K: The cordials are still something we’re working on. During Communism, there was a whole alternative market for food where people would grow things on their property and distribute them.  T: It wasn’t even that long ago.  K: In the summer, his dad and his family would spend the summers growing stuff. It was one fruit after the other.  T: Black currants, cherries, pears.  K: So you have this whole culture of preservation, too. For us, it was something we started doing years ago and something that we really like.  T: We have notebooks filled of combinations of things we like, such as black currant and black pepper. Those combinations might go into a dressing or a sorbet or a cocktail. And when you want to sell cocktails at a lower price point, you have to think of ways to do that, like handcrafting everything yourself.

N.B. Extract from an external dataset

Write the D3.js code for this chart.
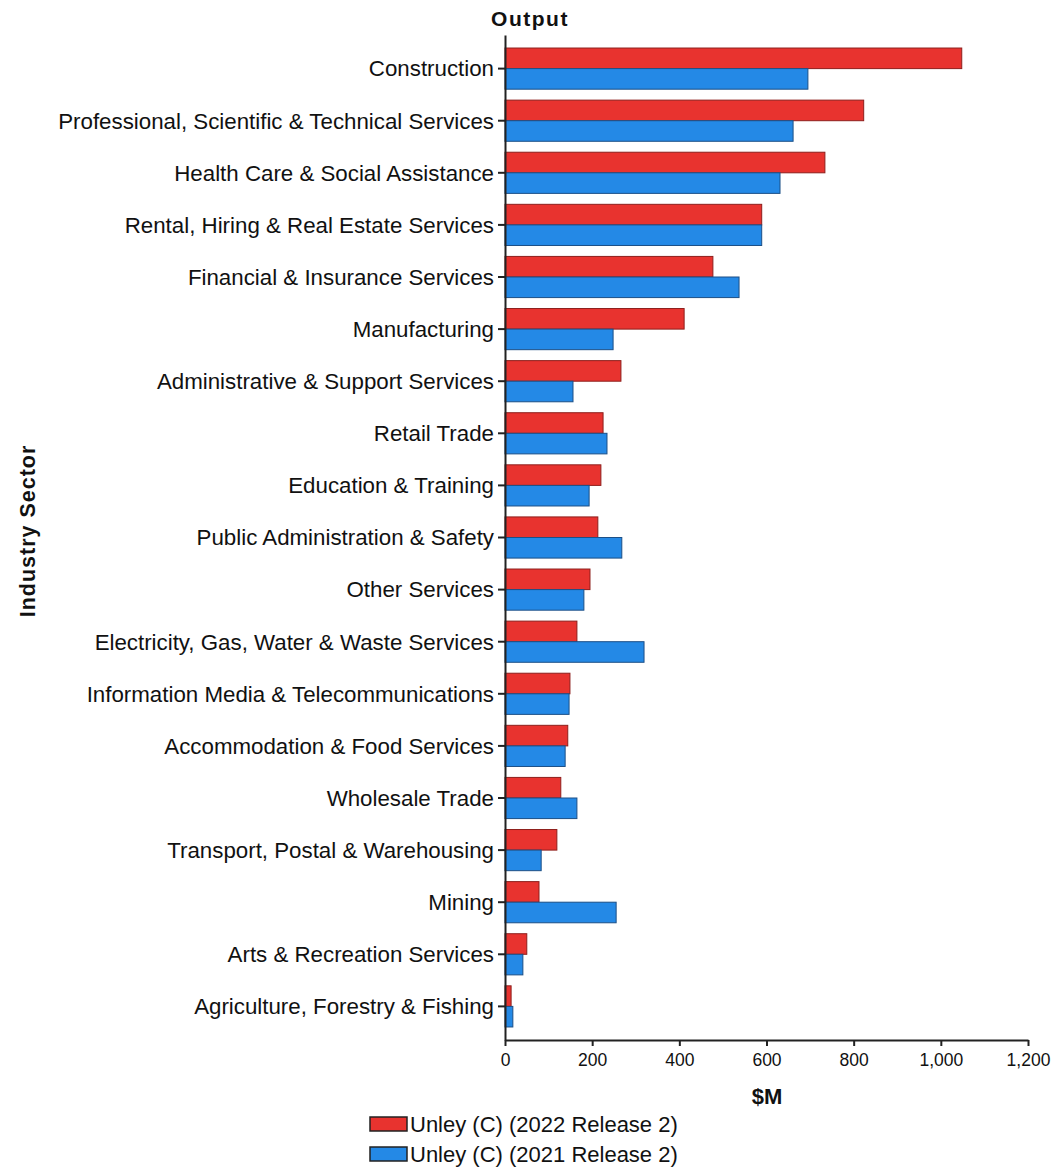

That’s interesting, because in today’s market we associate handcrafted ingredients with a higher price point. “We’ve been fermenting these for two years, and they’re going to be a very precious ingredient in a $14 cocktail.” But for you, it’s a way to offer value to your customers both in terms of price point but also flavor. 
T: That creative element can be easy to do. It’s not like we’re encouraging people to start a bread program. Sauerkraut is shredding cabbage and covering it with salt. That’s it. And it’s so much better than what you’re going to buy.